▶ **Provided material**

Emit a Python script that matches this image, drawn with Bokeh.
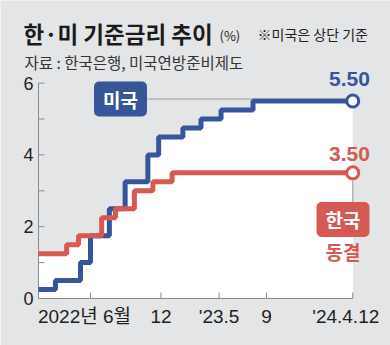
from datetime import datetime
from bokeh.plotting import figure
from bokeh.models import Range1d, Label, ColumnDataSource
from bokeh.core.properties import value
from bokeh.embed import file_html
from bokeh.resources import INLINE

# ---- data ----
us_dates = ["2022-01-17", "2022-03-02", "2022-05-06", "2022-06-01", "2022-07-20",
            "2022-08-30", "2022-10-28", "2022-11-25", "2023-01-27", "2023-03-15",
            "2023-05-06", "2023-07-28", "2024-04-12"]
us_rates = [0.25, 0.50, 1.00, 1.75, 2.50, 3.25, 4.00, 4.50, 4.75, 5.00, 5.25, 5.50, 5.50]

kr_dates = ["2022-01-17", "2022-03-31", "2022-05-01", "2022-06-30", "2022-08-05",
            "2022-09-23", "2022-11-10", "2022-12-30", "2024-04-12"]
kr_rates = [1.25, 1.50, 1.75, 2.25, 2.50, 3.00, 3.25, 3.50, 3.50]

x_tick_dates = ["2022-06-01", "2022-12-01", "2023-05-01", "2023-09-01", "2024-04-12"]
x_tick_labels = ["2022년 6월", "12", "'23.5", "9", "'24.4.12"]
y_ticks = [0, 2, 4, 6]
y_tick_labels = ["0", "2", "4", "6"]
y_minor = [1, 3, 5]

TITLE = "한·미 기준금리 추이"
UNIT = "(%)"
NOTE = "※미국은 상단 기준"
SOURCE = "자료 : 한국은행, 미국연방준비제도"
US_LABEL, KR_LABEL, KR_NOTE = "미국", "한국", "동결"
us_last_text = "5.50"
kr_last_text = "3.50"


def ms(s):
    return (datetime.strptime(s, "%Y-%m-%d") - datetime(1970, 1, 1)).total_seconds() * 1000.0


usx = [ms(d) for d in us_dates]
krx = [ms(d) for d in kr_dates]
xtx = [ms(d) for d in x_tick_dates]

BLUE = "#37569a"
RED = "#d65a52"
BG = "#e4e5e7"
GRAY_AX = "#8a8a8a"
TXT = "#222222"
LAT = "'Liberation Sans', 'Noto Sans CJK KR', sans-serif"
KR = "'Noto Sans CJK KR', sans-serif"

W, H = 390, 345
ZERO_PX = 298           # canvas y of value 0
AXIS_PX = 38            # canvas x of the y axis (data start)
PX_PER_UNIT = 35.9

x0 = ms(us_dates[0])
MS_PER_PX = (ms("2024-07-19") - x0) / (W - AXIS_PX)


def X(px):
    return x0 + (px - AXIS_PX) * MS_PER_PX


def Y(py):
    return (ZERO_PX - py) / PX_PER_UNIT


p = figure(width=W, height=H, output_backend="svg", toolbar_location=None,
           x_range=Range1d(X(0), X(W)), y_range=Range1d(Y(H), Y(0)),
           x_axis_type=None, y_axis_type=None, min_border=0)
p.background_fill_color = BG
p.border_fill_color = BG
p.outline_line_color = None
p.grid.visible = False

# white areas under each series
p.varea_step(x=usx, y1=0, y2=us_rates, step_mode="after", fill_color="white")
p.varea_step(x=krx, y1=0, y2=kr_rates, step_mode="after", fill_color="white")

# ---- axes ----
# y axis
p.segment(x0=[x0], y0=[0], x1=[x0], y1=[max(y_ticks)], line_color=GRAY_AX, line_width=1)
all_ticks = y_ticks + y_minor
p.segment(x0=[x0] * len(all_ticks), y0=all_ticks, x1=[X(AXIS_PX + 6)] * len(all_ticks),
          y1=all_ticks, line_color=GRAY_AX, line_width=1)
ysrc = ColumnDataSource(dict(x=[X(AXIS_PX - 5)] * len(y_ticks), y=y_ticks, t=y_tick_labels))
p.text(x="x", y="y", text="t", source=ysrc, text_align="right", text_baseline="middle",
       text_font=value(LAT), text_font_size=value("18px"), text_color=TXT)

# x axis
p.segment(x0=[x0], y0=[0], x1=[usx[-1]], y1=[0], line_color=GRAY_AX, line_width=1)
p.segment(x0=xtx, y0=[0] * len(xtx), x1=xtx, y1=[Y(ZERO_PX - 6)] * len(xtx),
          line_color=GRAY_AX, line_width=1)
xsrc = ColumnDataSource(dict(x=xtx, y=[Y(316)] * len(xtx), t=x_tick_labels,
                             dx=[-6, 0, 0, 0, -7]))
p.text(x="x", y="y", text="t", x_offset="dx", source=xsrc, text_align="center",
       text_baseline="middle", text_font=value(LAT), text_font_size=value("19px"),
       text_color=TXT)

# leader lines
p.segment(x0=[X(147)], y0=[Y(98.5)], x1=[usx[-2]], y1=[Y(98.5)], line_color="#9a9a9a", line_width=1)
p.segment(x0=[krx[-1]], y0=[kr_rates[-1]], x1=[krx[-1]], y1=[Y(203)], line_color="#9a9a9a", line_width=1)

# lines
p.step(x=usx, y=us_rates, mode="after", line_color=BLUE, line_width=5)
p.step(x=krx, y=kr_rates, mode="after", line_color=RED, line_width=5)

# end markers
p.scatter(x=[usx[-1], krx[-1]], y=[us_rates[-1], kr_rates[-1]], size=12,
          fill_color="white", line_color=[BLUE, RED], line_width=3)


def lab(text, px, py, size, color, font=KR, style="normal", align="center", **kw):
    p.add_layout(Label(x=X(px), y=Y(py), text=text, text_font=font, text_font_size=size,
                       text_color=color, text_font_style=style, text_align=align,
                       text_baseline="middle", **kw))


# header
lab(TITLE, 23, 32, "22.5px", "#1b1b1b", style="bold", align="left")
lab(UNIT, 219, 35, "13px", TXT, align="left")
lab(NOTE, 257, 33, "14px", TXT, align="left")
lab(SOURCE, 24, 61, "15.5px", "#333333", align="left")

# end values
lab(us_last_text, 349, 78, "21px", BLUE, font=LAT, style="bold")
lab(kr_last_text, 349, 153, "21px", RED, font=LAT, style="bold")

# series tags
lab(US_LABEL, 120, 98.5, "19px", "white", style="bold",
    background_fill_color=BLUE, border_radius=5,
    padding=dict(left=9, right=9, top=4, bottom=4))
lab(KR_LABEL, 342.5, 219, "19px", "white", style="bold",
    background_fill_color=RED, border_radius=5,
    padding=dict(left=9, right=9, top=4, bottom=4))
lab(KR_NOTE, 342.5, 251, "19px", RED, style="bold")

open("out.html", "w").write(file_html(p, INLINE))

▶ **Work instructions**
Copy the material shown above in full and exactly. Skip the pictures.

▶ **Result of the task**
Emit a Python script that matches this image, drawn with Bokeh.
from datetime import datetime
from bokeh.plotting import figure
from bokeh.models import Range1d, Label, ColumnDataSource
from bokeh.core.properties import value
from bokeh.embed import file_html
from bokeh.resources import INLINE

# ---- data ----
us_dates = ["2022-01-17", "2022-03-02", "2022-05-06", "2022-06-01", "2022-07-20",
            "2022-08-30", "2022-10-28", "2022-11-25", "2023-01-27", "2023-03-15",
            "2023-05-06", "2023-07-28", "2024-04-12"]
us_rates = [0.25, 0.50, 1.00, 1.75, 2.50, 3.25, 4.00, 4.50, 4.75, 5.00, 5.25, 5.50, 5.50]

kr_dates = ["2022-01-17", "2022-03-31", "2022-05-01", "2022-06-30", "2022-08-05",
            "2022-09-23", "2022-11-10", "2022-12-30", "2024-04-12"]
kr_rates = [1.25, 1.50, 1.75, 2.25, 2.50, 3.00, 3.25, 3.50, 3.50]

x_tick_dates = ["2022-06-01", "2022-12-01", "2023-05-01", "2023-09-01", "2024-04-12"]
x_tick_labels = ["2022년 6월", "12", "'23.5", "9", "'24.4.12"]
y_ticks = [0, 2, 4, 6]
y_tick_labels = ["0", "2", "4", "6"]
y_minor = [1, 3, 5]

TITLE = "한·미 기준금리 추이"
UNIT = "(%)"
NOTE = "※미국은 상단 기준"
SOURCE = "자료 : 한국은행, 미국연방준비제도"
US_LABEL, KR_LABEL, KR_NOTE = "미국", "한국", "동결"
us_last_text = "5.50"
kr_last_text = "3.50"


def ms(s):
    return (datetime.strptime(s, "%Y-%m-%d") - datetime(1970, 1, 1)).total_seconds() * 1000.0


usx = [ms(d) for d in us_dates]
krx = [ms(d) for d in kr_dates]
xtx = [ms(d) for d in x_tick_dates]

BLUE = "#37569a"
RED = "#d65a52"
BG = "#e4e5e7"
GRAY_AX = "#8a8a8a"
TXT = "#222222"
LAT = "'Liberation Sans', 'Noto Sans CJK KR', sans-serif"
KR = "'Noto Sans CJK KR', sans-serif"

W, H = 390, 345
ZERO_PX = 298           # canvas y of value 0
AXIS_PX = 38            # canvas x of the y axis (data start)
PX_PER_UNIT = 35.9

x0 = ms(us_dates[0])
MS_PER_PX = (ms("2024-07-19") - x0) / (W - AXIS_PX)


def X(px):
    return x0 + (px - AXIS_PX) * MS_PER_PX


def Y(py):
    return (ZERO_PX - py) / PX_PER_UNIT


p = figure(width=W, height=H, output_backend="svg", toolbar_location=None,
           x_range=Range1d(X(0), X(W)), y_range=Range1d(Y(H), Y(0)),
           x_axis_type=None, y_axis_type=None, min_border=0)
p.background_fill_color = BG
p.border_fill_color = BG
p.outline_line_color = None
p.grid.visible = False

# white areas under each series
p.varea_step(x=usx, y1=0, y2=us_rates, step_mode="after", fill_color="white")
p.varea_step(x=krx, y1=0, y2=kr_rates, step_mode="after", fill_color="white")

# ---- axes ----
# y axis
p.segment(x0=[x0], y0=[0], x1=[x0], y1=[max(y_ticks)], line_color=GRAY_AX, line_width=1)
all_ticks = y_ticks + y_minor
p.segment(x0=[x0] * len(all_ticks), y0=all_ticks, x1=[X(AXIS_PX + 6)] * len(all_ticks),
          y1=all_ticks, line_color=GRAY_AX, line_width=1)
ysrc = ColumnDataSource(dict(x=[X(AXIS_PX - 5)] * len(y_ticks), y=y_ticks, t=y_tick_labels))
p.text(x="x", y="y", text="t", source=ysrc, text_align="right", text_baseline="middle",
       text_font=value(LAT), text_font_size=value("18px"), text_color=TXT)

# x axis
p.segment(x0=[x0], y0=[0], x1=[usx[-1]], y1=[0], line_color=GRAY_AX, line_width=1)
p.segment(x0=xtx, y0=[0] * len(xtx), x1=xtx, y1=[Y(ZERO_PX - 6)] * len(xtx),
          line_color=GRAY_AX, line_width=1)
xsrc = ColumnDataSource(dict(x=xtx, y=[Y(316)] * len(xtx), t=x_tick_labels,
                             dx=[-6, 0, 0, 0, -7]))
p.text(x="x", y="y", text="t", x_offset="dx", source=xsrc, text_align="center",
       text_baseline="middle", text_font=value(LAT), text_font_size=value("19px"),
       text_color=TXT)

# leader lines
p.segment(x0=[X(147)], y0=[Y(98.5)], x1=[usx[-2]], y1=[Y(98.5)], line_color="#9a9a9a", line_width=1)
p.segment(x0=[krx[-1]], y0=[kr_rates[-1]], x1=[krx[-1]], y1=[Y(203)], line_color="#9a9a9a", line_width=1)

# lines
p.step(x=usx, y=us_rates, mode="after", line_color=BLUE, line_width=5)
p.step(x=krx, y=kr_rates, mode="after", line_color=RED, line_width=5)

# end markers
p.scatter(x=[usx[-1], krx[-1]], y=[us_rates[-1], kr_rates[-1]], size=12,
          fill_color="white", line_color=[BLUE, RED], line_width=3)


def lab(text, px, py, size, color, font=KR, style="normal", align="center", **kw):
    p.add_layout(Label(x=X(px), y=Y(py), text=text, text_font=font, text_font_size=size,
                       text_color=color, text_font_style=style, text_align=align,
                       text_baseline="middle", **kw))


# header
lab(TITLE, 23, 32, "22.5px", "#1b1b1b", style="bold", align="left")
lab(UNIT, 219, 35, "13px", TXT, align="left")
lab(NOTE, 257, 33, "14px", TXT, align="left")
lab(SOURCE, 24, 61, "15.5px", "#333333", align="left")

# end values
lab(us_last_text, 349, 78, "21px", BLUE, font=LAT, style="bold")
lab(kr_last_text, 349, 153, "21px", RED, font=LAT, style="bold")

# series tags
lab(US_LABEL, 120, 98.5, "19px", "white", style="bold",
    background_fill_color=BLUE, border_radius=5,
    padding=dict(left=9, right=9, top=4, bottom=4))
lab(KR_LABEL, 342.5, 219, "19px", "white", style="bold",
    background_fill_color=RED, border_radius=5,
    padding=dict(left=9, right=9, top=4, bottom=4))
lab(KR_NOTE, 342.5, 251, "19px", RED, style="bold")

open("out.html", "w").write(file_html(p, INLINE))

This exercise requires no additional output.